The Deloitte Innovation framework is a framework to identify drivers and barriers for innovation. What makes it so special?
"Innovation can’t be reduced to the innovation development process itself, which takes place within corporate innovation units like accelerators or incubators. Rather, we have experienced that factors outside of innovation units significantly influence the innovation outcome. Thus, innovation has to be embedded properly into the organizational context and has to be seen as a company-wide pursuit. The Deloitte innovation framework represents an organizational blueprint that enables us to take that holistic view on corporate innovation. The framework contains all relevant drivers of innovation that stretch from the strategic agenda for innovation over mechanisms to manage the portfolio like metrics and governance models and the innovation process itself, to levers that are essential to fill the innovation funnel with promising ideas. This way, innovation capabilities can be systematically assessed and barriers can be easily identified and removed. When applied continuously, this can unleash a significant boost in innovation success."

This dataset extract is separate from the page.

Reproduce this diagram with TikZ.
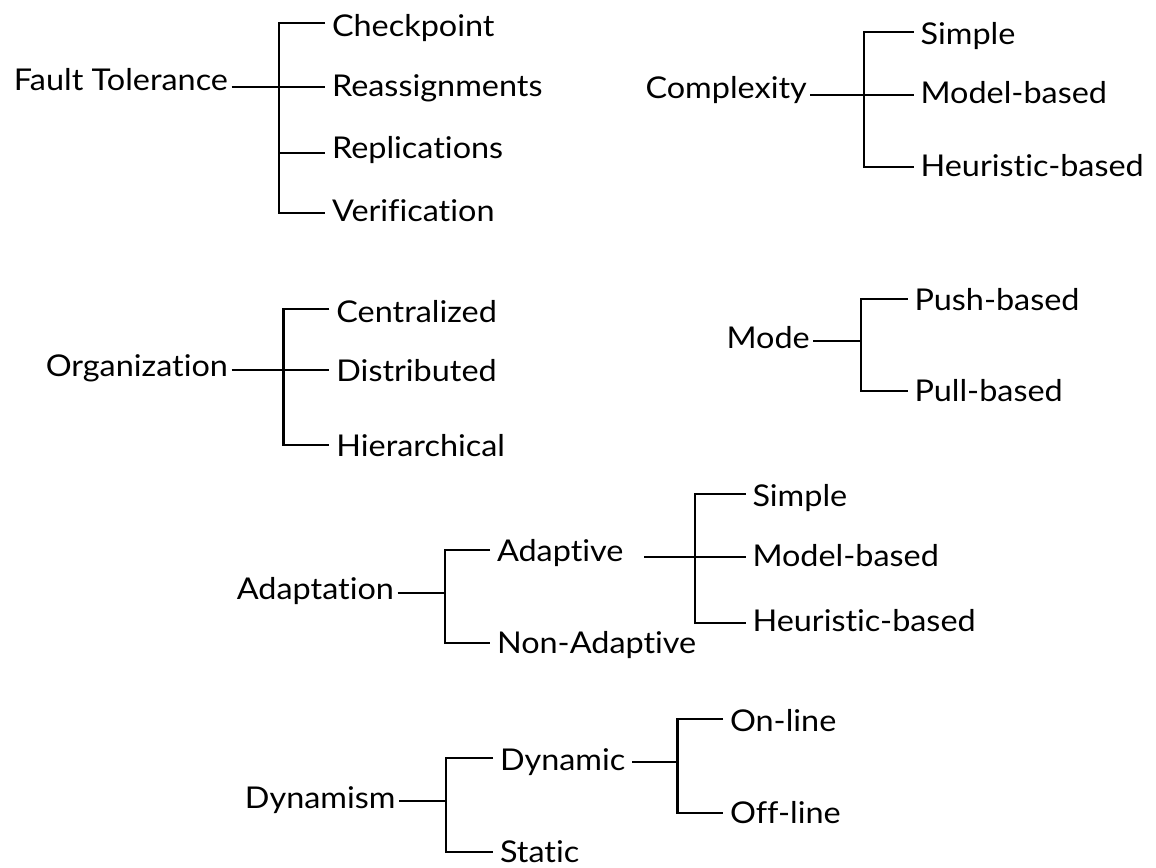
\documentclass[tikz,border=0pt]{standalone}
\usepackage{fontspec}
\setmainfont[Ligatures=NoCommon,FakeStretch=1.08]{Lato}
\begin{document}
\begin{tikzpicture}[x=1pt,y=-1pt,line width=2.3pt,line join=miter,
  lbl/.style={inner sep=0pt,font=\fontsize{30}{36}\selectfont},
  root/.style={lbl,anchor=base east,outer xsep=3.5pt,outer ysep=0pt},
  leaf/.style={lbl,anchor=base west,outer xsep=7pt,outer ysep=0pt}]
\useasboundingbox (0,0) rectangle (1156,867);

% ---------------- Fault Tolerance ----------------
\coordinate (ftj) at (279.3,87.3);
\coordinate (fta) at (279.3,23.3);
\coordinate (ftc) at (279.3,153.3);
\coordinate (ftd) at (279.3,213.3);
\node[root] (ft) at (231.5,90.7) {Fault Tolerance};
\node[leaf] (ck) at (325,36.7) {Checkpoint};
\node[leaf] (ra) at (325,96.7) {Reassignments};
\node[leaf] (rp) at (325,158.3) {Replications};
\node[leaf] (vf) at (325,221.7) {Verification};
\draw (ft.east |- ftj) -- (ftj);
\draw (ck.west |- fta) -- (fta) -- (ftd) -- (vf.west |- ftd);
\draw (ftj) -- (ra.west |- ftj);
\draw (ftc) -- (rp.west |- ftc);

% ---------------- Complexity ----------------
\coordinate (cxj) at (863.7,95);
\coordinate (cxa) at (863.7,31.7);
\coordinate (cxc) at (863.7,166.7);
\node[root] (cx) at (810.3,98.3) {Complexity};
\node[leaf] (cs) at (913.6,45) {Simple};
\node[leaf] (cm) at (913.6,103.3) {Model-based};
\node[leaf] (ch) at (913.6,176.7) {Heuristic-based};
\draw (cx.east |- cxj) -- (cxj);
\draw (cs.west |- cxa) -- (cxa) -- (cxc) -- (ch.west |- cxc);
\draw (cxj) -- (cm.west |- cxj);

% ---------------- Organization ----------------
\coordinate (orj) at (283.6,370);
\coordinate (ora) at (283.6,309.3);
\coordinate (orc) at (283.6,445);
\node[root] (or) at (231.5,376.7) {Organization};
\node[leaf] (oc) at (329.4,322.7) {Centralized};
\node[leaf] (od) at (329.4,381.7) {Distributed};
\node[leaf] (oh) at (329.4,456) {Hierarchical};
\draw (or.east |- orj) -- (orj);
\draw (oc.west |- ora) -- (ora) -- (orc) -- (oh.west |- orc);
\draw (orj) -- (od.west |- orj);

% ---------------- Mode ----------------
\coordinate (mdj) at (861,340.7);
\coordinate (mda) at (861,299);
\coordinate (mdb) at (861,390.7);
\node[root] (md) at (813.3,348.3) {Mode};
\node[leaf] (mp) at (907.5,310.7) {Push-based};
\node[leaf] (ml) at (907.5,401.7) {Pull-based};
\draw (md.east |- mdj) -- (mdj);
\draw (mp.west |- mda) -- (mda) -- (mdb) -- (ml.west |- mdb);

% ---------------- Adaptation ----------------
\coordinate (apj) at (445,592.7);
\coordinate (apa) at (445,550);
\coordinate (apb) at (445,642.7);
\node[root] (ap) at (397.5,599.3) {Adaptation};
\node[leaf] (ad) at (490,561.7) {Adaptive};
\node[leaf] (na) at (490,653.3) {Non-Adaptive};
\draw (ap.east |- apj) -- (apj);
\draw (ad.west |- apa) -- (apa) -- (apb) -- (na.west |- apb);

\coordinate (adj) at (695,557.3);
\coordinate (ada) at (695,494);
\coordinate (adc) at (695,622.7);
\coordinate (ads) at (644,557.3);
\node[leaf] (as) at (745.5,506.7) {Simple};
\node[leaf] (am) at (745.5,566.7) {Model-based};
\node[leaf] (ah) at (745.5,631.7) {Heuristic-based};
\draw (ads) -- (adj);
\draw (as.west |- ada) -- (ada) -- (adc) -- (ah.west |- adc);
\draw (adj) -- (am.west |- adj);

% ---------------- Dynamism ----------------
\coordinate (dyj) at (446,801);
\coordinate (dya) at (446,758.3);
\coordinate (dyb) at (446,851.7);
\node[root] (dy) at (399,808.3) {Dynamism};
\node[leaf] (dn) at (493,770.7) {Dynamic};
\node[leaf] (st) at (493,862.7) {Static};
\draw (dy.east |- dyj) -- (dyj);
\draw (dn.west |- dya) -- (dya) -- (dyb) -- (st.west |- dyb);

\coordinate (dnj) at (677.5,761.7);
\coordinate (dna) at (677.5,719.3);
\coordinate (dnb) at (677.5,813.3);
\node[leaf] (on) at (723,731.7) {On-line};
\node[leaf] (of) at (723,823.3) {Off-line};
\draw (dn.east |- dnj) -- (dnj);
\draw (on.west |- dna) -- (dna) -- (dnb) -- (of.west |- dnb);
\end{tikzpicture}
\end{document}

How does Deloitte drive innovation and leverage the potential of its workforce?
"Our success in innovation comes from the deeply embedded innovation culture inside our organization. We follow a cross-functional approach where every employee independent from level, function (audit, risk services, financial advisory, tax and legal, consulting and enabling services) or seniority can pitch for funding for his or her business idea in front of the Innovation Board (iBoard). The iBoard consists of senior leaders from all of our functions, which helps us break silos and quickly remove organizational impediments. Moreover, the innovation projects that receive funding are treated equally to client projects which is key as an incentive to work on the innovation projects full-time. Additionally, we give our innovators a home with innovation units and spaces like The Garage where they can easily collaborate with like-minded experts and intrapreneurs. As we gained a lot of experience along the road, with our innovation program established in 2012 and the Garage in 2015, we also offer our innovation know-how to clients and help them solve their most complex problems."
What advice would you give firms that would like to engage more with users in their innovation processes?
"Be bold and ask for help. Companies often tend to be more concerned about their as-is-reputation than about their future market relevance. Brushing off the perfectionism that comes from developing the perfect solutions that most companies want to be known for is stressful, but definitely worth the user insight. Thus, it is essential to have the courage to continuously push imperfect new solutions to a certain “test field” and learn from real user behavior along the road. Also, be transparent about it and do not treat the user as a fool. Collect feedback to provide the best possible solution to users – B2C and B2B likewise. This way, a loyal community of first-time users will emerge that will speed up development cycles and help you pinpoint real user needs in the long-run. And don’t be afraid to ask for help. The odds are high that someone else already made the mistake that you are just about to make. Learning from each other’s failures – even if it means forming unusual partnerships – can save you many hard and costly years. This is why functioning as a broker and facilitating valuable relationships is deeply embedded in The Garage."